Your goal: Look at the data below and print exactly the lines from its first line through the line with "four flight phases"; the pictures stay out of the copy.

Dataset content:
○ ○ ○

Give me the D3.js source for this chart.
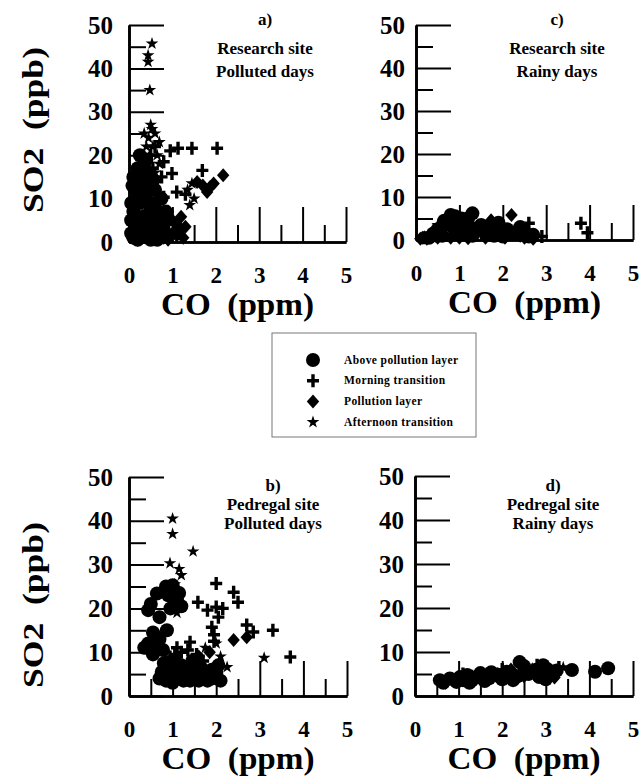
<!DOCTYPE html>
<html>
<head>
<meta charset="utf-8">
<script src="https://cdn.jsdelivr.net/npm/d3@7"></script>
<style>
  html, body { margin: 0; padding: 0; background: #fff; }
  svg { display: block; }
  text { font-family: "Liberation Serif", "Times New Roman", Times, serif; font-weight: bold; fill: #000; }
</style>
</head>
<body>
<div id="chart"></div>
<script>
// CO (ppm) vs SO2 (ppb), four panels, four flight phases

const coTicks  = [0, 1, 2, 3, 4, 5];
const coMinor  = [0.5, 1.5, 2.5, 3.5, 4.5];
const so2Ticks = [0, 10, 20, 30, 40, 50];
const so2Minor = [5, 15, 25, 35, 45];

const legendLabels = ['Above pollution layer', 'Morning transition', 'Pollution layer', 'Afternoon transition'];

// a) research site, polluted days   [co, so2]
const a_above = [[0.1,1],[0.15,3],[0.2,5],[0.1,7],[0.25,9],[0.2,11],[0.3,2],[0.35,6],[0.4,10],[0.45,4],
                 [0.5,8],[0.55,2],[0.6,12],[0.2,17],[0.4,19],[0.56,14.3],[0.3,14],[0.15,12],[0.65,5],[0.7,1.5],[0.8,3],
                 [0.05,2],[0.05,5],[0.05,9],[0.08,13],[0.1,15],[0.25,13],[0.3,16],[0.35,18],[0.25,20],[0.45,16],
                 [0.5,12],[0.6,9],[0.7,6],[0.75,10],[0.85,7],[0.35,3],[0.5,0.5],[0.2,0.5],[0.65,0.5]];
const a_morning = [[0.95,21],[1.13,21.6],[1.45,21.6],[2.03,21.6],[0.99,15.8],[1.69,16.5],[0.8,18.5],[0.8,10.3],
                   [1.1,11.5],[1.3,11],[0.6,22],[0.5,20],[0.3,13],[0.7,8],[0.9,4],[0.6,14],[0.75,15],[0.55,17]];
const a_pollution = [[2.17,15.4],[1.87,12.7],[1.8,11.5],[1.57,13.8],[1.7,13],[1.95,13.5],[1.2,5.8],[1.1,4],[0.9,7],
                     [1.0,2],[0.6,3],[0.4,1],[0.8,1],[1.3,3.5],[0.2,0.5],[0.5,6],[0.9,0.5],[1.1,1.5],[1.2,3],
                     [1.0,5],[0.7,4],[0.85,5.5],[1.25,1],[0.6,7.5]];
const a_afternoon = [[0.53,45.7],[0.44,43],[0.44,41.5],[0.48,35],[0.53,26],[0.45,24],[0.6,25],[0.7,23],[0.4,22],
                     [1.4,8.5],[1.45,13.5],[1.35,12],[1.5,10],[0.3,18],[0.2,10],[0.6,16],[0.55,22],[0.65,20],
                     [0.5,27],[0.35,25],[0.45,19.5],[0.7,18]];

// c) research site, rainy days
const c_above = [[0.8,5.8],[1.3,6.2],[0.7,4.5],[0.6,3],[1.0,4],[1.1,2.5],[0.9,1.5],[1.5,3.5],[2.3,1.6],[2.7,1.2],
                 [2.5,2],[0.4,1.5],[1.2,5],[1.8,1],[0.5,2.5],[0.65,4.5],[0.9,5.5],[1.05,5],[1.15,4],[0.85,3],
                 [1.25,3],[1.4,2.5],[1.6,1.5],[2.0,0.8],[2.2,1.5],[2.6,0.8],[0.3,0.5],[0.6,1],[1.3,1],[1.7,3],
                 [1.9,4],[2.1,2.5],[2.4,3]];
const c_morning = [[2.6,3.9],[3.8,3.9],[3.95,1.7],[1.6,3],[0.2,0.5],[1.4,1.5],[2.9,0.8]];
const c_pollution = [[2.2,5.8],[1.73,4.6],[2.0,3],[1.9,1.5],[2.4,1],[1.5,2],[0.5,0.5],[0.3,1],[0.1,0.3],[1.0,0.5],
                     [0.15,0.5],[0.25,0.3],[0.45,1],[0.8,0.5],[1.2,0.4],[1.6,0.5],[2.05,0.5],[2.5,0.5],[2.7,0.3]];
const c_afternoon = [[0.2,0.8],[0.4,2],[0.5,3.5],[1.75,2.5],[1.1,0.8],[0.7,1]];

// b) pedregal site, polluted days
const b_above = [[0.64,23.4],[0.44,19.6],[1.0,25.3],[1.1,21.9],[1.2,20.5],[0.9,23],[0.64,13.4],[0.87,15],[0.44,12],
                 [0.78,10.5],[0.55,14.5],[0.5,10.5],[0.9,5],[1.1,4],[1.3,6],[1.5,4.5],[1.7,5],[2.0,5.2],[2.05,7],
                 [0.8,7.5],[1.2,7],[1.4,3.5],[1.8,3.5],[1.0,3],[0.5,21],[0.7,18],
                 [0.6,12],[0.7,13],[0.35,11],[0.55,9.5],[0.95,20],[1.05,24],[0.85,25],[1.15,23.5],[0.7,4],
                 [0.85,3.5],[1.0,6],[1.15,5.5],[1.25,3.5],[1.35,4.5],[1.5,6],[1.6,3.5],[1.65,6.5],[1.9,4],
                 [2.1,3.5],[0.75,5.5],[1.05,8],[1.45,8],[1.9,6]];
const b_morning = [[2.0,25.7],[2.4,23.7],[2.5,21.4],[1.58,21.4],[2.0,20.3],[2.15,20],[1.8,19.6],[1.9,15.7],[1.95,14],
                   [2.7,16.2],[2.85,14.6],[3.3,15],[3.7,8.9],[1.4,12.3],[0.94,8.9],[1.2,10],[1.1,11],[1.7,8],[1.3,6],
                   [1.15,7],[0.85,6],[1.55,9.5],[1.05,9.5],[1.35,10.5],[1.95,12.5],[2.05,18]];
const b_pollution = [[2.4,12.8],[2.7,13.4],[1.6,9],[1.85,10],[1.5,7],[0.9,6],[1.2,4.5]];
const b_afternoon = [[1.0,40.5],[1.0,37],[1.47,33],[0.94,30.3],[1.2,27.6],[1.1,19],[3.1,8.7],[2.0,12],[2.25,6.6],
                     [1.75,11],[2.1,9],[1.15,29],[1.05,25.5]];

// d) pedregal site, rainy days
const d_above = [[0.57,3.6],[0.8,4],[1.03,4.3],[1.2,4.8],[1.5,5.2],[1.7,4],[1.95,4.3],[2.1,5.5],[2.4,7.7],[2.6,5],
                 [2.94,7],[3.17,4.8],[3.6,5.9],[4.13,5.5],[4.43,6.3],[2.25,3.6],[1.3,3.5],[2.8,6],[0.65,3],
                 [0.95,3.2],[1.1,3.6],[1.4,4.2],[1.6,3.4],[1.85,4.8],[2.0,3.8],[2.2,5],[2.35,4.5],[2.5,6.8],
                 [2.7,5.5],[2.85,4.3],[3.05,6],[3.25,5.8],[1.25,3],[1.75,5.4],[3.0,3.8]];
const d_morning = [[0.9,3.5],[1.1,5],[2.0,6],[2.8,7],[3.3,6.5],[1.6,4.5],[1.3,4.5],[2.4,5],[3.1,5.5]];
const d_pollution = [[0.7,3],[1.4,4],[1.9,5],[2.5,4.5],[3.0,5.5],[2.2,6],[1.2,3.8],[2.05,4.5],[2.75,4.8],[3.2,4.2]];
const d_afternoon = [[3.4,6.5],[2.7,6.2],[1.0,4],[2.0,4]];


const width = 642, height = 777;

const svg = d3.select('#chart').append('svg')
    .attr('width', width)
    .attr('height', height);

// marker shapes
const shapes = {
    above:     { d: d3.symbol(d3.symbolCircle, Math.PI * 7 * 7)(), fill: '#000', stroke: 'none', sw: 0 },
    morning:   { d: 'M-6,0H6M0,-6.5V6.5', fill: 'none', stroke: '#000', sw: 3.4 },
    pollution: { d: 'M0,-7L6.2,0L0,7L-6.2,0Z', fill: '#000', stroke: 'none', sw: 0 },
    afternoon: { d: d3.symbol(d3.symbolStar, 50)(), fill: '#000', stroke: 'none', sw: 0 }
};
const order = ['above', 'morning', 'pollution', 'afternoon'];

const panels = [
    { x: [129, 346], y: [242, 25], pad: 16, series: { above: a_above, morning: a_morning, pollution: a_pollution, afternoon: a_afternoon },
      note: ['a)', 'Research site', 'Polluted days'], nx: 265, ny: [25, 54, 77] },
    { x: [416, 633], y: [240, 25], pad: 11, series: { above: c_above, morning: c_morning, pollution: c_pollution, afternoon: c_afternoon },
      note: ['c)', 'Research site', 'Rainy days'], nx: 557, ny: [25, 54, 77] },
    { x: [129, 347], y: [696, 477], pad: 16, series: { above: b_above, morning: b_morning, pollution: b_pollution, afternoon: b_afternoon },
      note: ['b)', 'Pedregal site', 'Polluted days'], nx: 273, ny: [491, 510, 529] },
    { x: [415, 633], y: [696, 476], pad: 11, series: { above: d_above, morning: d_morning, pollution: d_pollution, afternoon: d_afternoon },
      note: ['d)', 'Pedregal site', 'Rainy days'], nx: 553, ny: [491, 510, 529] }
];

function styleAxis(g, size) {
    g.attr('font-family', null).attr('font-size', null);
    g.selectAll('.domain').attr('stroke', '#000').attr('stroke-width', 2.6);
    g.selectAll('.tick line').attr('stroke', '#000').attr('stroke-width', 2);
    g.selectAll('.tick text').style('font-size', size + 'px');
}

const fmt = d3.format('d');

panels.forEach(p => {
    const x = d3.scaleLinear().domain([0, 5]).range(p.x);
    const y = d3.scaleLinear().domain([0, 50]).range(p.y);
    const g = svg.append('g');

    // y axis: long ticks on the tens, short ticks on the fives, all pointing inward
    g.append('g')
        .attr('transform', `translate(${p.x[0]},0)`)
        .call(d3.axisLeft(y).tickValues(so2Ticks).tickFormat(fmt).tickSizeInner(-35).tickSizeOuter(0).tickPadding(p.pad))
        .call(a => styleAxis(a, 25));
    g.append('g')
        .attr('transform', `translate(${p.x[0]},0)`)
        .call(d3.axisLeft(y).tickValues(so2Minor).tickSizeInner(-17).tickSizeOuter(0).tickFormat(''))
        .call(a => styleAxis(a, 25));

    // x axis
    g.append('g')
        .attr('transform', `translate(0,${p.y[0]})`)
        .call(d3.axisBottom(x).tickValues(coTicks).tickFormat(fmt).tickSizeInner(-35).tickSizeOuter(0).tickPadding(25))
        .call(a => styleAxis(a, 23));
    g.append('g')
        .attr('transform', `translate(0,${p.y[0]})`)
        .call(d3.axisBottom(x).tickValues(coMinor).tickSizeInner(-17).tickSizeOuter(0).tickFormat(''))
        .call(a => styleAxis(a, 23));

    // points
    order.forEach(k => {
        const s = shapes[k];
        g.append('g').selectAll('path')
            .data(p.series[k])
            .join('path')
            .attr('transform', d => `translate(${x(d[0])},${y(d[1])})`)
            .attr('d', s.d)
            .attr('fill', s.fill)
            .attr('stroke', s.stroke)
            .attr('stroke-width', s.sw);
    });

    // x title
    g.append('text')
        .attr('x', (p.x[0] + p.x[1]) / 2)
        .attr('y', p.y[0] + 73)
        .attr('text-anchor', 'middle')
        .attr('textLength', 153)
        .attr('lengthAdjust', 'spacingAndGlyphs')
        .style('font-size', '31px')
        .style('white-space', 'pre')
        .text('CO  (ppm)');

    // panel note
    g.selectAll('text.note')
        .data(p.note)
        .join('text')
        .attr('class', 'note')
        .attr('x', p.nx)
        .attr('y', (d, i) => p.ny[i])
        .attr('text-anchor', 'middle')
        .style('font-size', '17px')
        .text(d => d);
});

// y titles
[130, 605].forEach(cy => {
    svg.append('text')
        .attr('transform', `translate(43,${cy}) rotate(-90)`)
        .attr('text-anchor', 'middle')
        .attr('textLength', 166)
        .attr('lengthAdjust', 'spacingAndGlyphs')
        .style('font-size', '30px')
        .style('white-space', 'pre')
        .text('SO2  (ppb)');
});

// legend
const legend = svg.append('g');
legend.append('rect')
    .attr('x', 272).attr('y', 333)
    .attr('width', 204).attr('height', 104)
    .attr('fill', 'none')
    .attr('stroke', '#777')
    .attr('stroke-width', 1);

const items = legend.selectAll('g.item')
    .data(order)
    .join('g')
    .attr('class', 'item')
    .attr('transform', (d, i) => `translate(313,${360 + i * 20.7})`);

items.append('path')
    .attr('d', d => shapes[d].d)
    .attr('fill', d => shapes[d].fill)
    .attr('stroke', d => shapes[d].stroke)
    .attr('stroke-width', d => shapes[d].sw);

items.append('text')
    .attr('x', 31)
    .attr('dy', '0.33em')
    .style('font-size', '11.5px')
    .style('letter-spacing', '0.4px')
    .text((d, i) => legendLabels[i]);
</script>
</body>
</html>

○ ○ ○

Problem solution:
Give me the D3.js source for this chart.
<!DOCTYPE html>
<html>
<head>
<meta charset="utf-8">
<script src="https://cdn.jsdelivr.net/npm/d3@7"></script>
<style>
  html, body { margin: 0; padding: 0; background: #fff; }
  svg { display: block; }
  text { font-family: "Liberation Serif", "Times New Roman", Times, serif; font-weight: bold; fill: #000; }
</style>
</head>
<body>
<div id="chart"></div>
<script>
// CO (ppm) vs SO2 (ppb), four panels, four flight phases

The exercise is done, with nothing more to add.